Design research was a little late to the party, but has picked up steam over the last forty years. Perhaps the grand daddy of design research journals is Design Issues. Founded in 1984 by Victor Margolin, Dennis Doordan, and Richard Buchannan, it has been published as an MIT Press journal for many years. It’s UK equivalent, the Design Journal, published by Routledge/Taylor & Francis, came along in 1998.

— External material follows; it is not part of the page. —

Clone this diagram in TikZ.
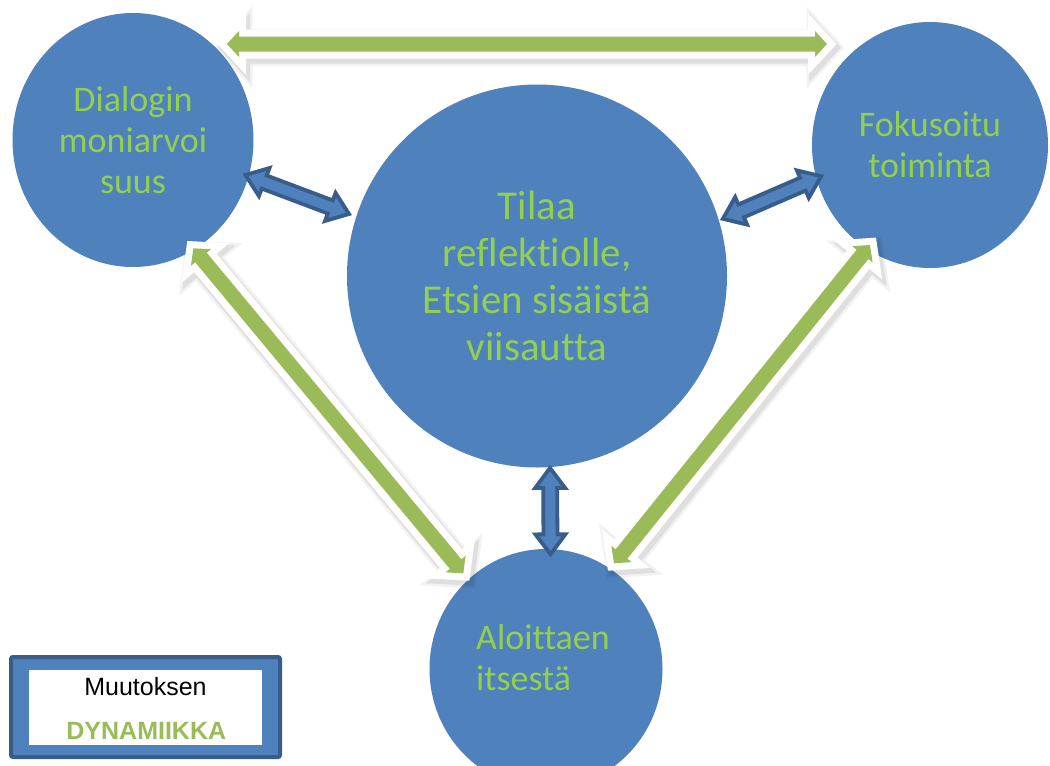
\documentclass[tikz,border=0pt]{standalone}
\usepackage{fontspec}
\setmainfont{Carlito}[Ligatures=NoCommon, RawFeature={-liga;-clig}]
\newfontfamily\arialf{Liberation Sans}
\usetikzlibrary{calc,shapes.geometric}
\definecolor{cfill}{HTML}{4F81BD}
\definecolor{cdark}{HTML}{385D8A}
\definecolor{ctxt}{HTML}{92D050}
\definecolor{agreen}{HTML}{9BBB59}
% double block arrow path: #1 tip A, #2 tip B, #3 head length, #4 head half width, #5 shaft half width
\newcommand\dblarrowpath[5]{%
 (#1) -- ($(#1)!#3!(#2)!#4!90:(#2)$) -- ($(#1)!#3!(#2)!#5!90:(#2)$)
 -- ($(#2)!#3!(#1)!#5!-90:(#1)$) -- ($(#2)!#3!(#1)!#4!-90:(#1)$) -- (#2)
 -- ($(#2)!#3!(#1)!#4!90:(#1)$) -- ($(#2)!#3!(#1)!#5!90:(#1)$)
 -- ($(#1)!#3!(#2)!#5!-90:(#2)$) -- ($(#1)!#3!(#2)!#4!-90:(#2)$) -- cycle}
\newcommand\greenarrow[2]{%
 \begin{scope}[transform canvas={shift={(2.5pt,-3.5pt)}}]
  \draw[gshadowA] \dblarrowpath{#1}{#2}{12pt}{13pt}{7.5pt};
  \draw[gshadowB] \dblarrowpath{#1}{#2}{12pt}{13pt}{7.5pt};
 \end{scope}
 \draw[gwhite] \dblarrowpath{#1}{#2}{12pt}{13pt}{7.5pt};
 \fill[gfill] \dblarrowpath{#1}{#2}{12pt}{13pt}{7.5pt};}
\newcommand\bluearrow[2]{%
 \draw[barrow] \dblarrowpath{#1}{#2}{20pt}{15pt}{7pt};}
\tikzset{
 bub/.style={ellipse, fill=cfill, inner sep=0pt, text=ctxt, align=center},
 bigtxt/.style={font=\fontsize{41}{47}\selectfont},
 smtxt/.style={font=\fontsize{36}{41}\selectfont},
 gshadowA/.style={draw=black, opacity=0.05, line width=22pt, line join=miter, miter limit=10},
 gshadowB/.style={draw=black, opacity=0.08, line width=17pt, line join=miter, miter limit=10},
 gwhite/.style={draw=white, line width=14pt, line join=miter, miter limit=10},
 gfill/.style={fill=agreen},
 barrow/.style={fill=cfill, draw=cdark, line width=3.8pt, line join=miter, miter limit=10},
}
\begin{document}
\begin{tikzpicture}[x=1pt, y=-1pt]
\fill[white] (0,0) rectangle (1050,766);
\useasboundingbox (0,0) rectangle (1050,766);

% circles
\node[bub, smtxt, minimum width=241pt, minimum height=254pt] (dia) at (133,140) {Dialogin\\moniarvoi\\suus};
\node[bub, bigtxt, minimum width=380pt, minimum height=383pt] (til) at (537,276) {Tilaa\\reflektiolle,\\Etsien sisäistä\\viisautta};
\node[bub, smtxt, minimum width=236pt, minimum height=246pt] (fok) at (930,145) {Fokusoitu\\toiminta};
\node[bub, minimum width=233pt, minimum height=240pt] (alo) at (546,669) {};
\node[smtxt, text=ctxt, align=left, anchor=north west, inner sep=0pt] (alotxt) at (476,624) {Aloittaen\\itsestä};

% arrow end points
\coordinate (t1) at (227,44);
\coordinate (t2) at (827,44);
\coordinate (l1) at (193.3,248.3);
\coordinate (l2) at (463.3,573.3);
\coordinate (r1) at (870,245);
\coordinate (r2) at (614,563.3);
\coordinate (b1) at (245.5,175);
\coordinate (b2) at (349,214);
\coordinate (c1) at (722.8,218.8);
\coordinate (c2) at (821.2,176.2);
\coordinate (v1) at (550,468);
\coordinate (v2) at (550.6,554.3);

% green arrows
\greenarrow{t1}{t2}
\greenarrow{l1}{l2}
\greenarrow{r1}{r2}

% blue arrows
\bluearrow{b1}{b2}
\bluearrow{c1}{c2}
\bluearrow{v1}{v2}

% legend
\node[draw=cdark, fill=cfill, line width=4pt, rounded corners=2pt, minimum width=269pt, minimum height=100pt, inner sep=0pt] (legbox) at (145.5,707) {};
\node[fill=white, minimum width=233pt, minimum height=75pt, inner sep=0pt] (legin) at (145.5,707.5) {};
\node[font=\arialf\fontsize{25}{30}\selectfont, anchor=base, inner sep=0pt] (muu) at (145.5,695) {Muutoksen};
\node[font=\arialf\bfseries\fontsize{25}{30}\selectfont, text=agreen, anchor=base, inner sep=0pt] (dyn) at (146.3,739) {DYNAMIIKKA};
\end{tikzpicture}
\end{document}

The perils and challenges of publishing design research can be many. Design Philosophy Papers (2003-2017), an online journal founded by Tony Fry, Clive Dillnot, and Anne-Marie Ellis, ceased publication when the editors perceived a decline in the quality of research which they attributed to the academic paper chase of post-docs and junior faculty submitting uninspired research for the sake of promotion. Needless to say, this is an issue with all types of academic writing, not just design research.
Another problem is audience. The nature of academic publishing makes for a small, select audience, not the sort of reception trade publishers are willing to invest in. The subject of this post, Dialectic, was founded in 2016 by editors Michael Gibson and Keith Owens in the name of the AIGA’s Design Educators Community (DEC), and has struggled through the pandemic to its fifth emanation. The form has shifted away from print to an online version published by the University of Michigan under the auspices of the AIGA.
Volume 5, which it must be admitted I am a part of, was released December 13th, 2023, and carries articles about inclusivity, social justice, cyberfeminism, decolonization, and conviviality, and is available here: Dialectic Volume 5. Free access to journal publishing is valuable, both to readers and to researchers in search of corroborative citations.
The future of design research venues is always up in the air. Whether Dialectic will survive remains to be seen. As turgid as some of the writing can be, the importance of such research cannot be denied. One can only hope that the exigencies of commerce don’t rule it out entirely.
David Stairs is the founding editor of the Design-Altruism-Project.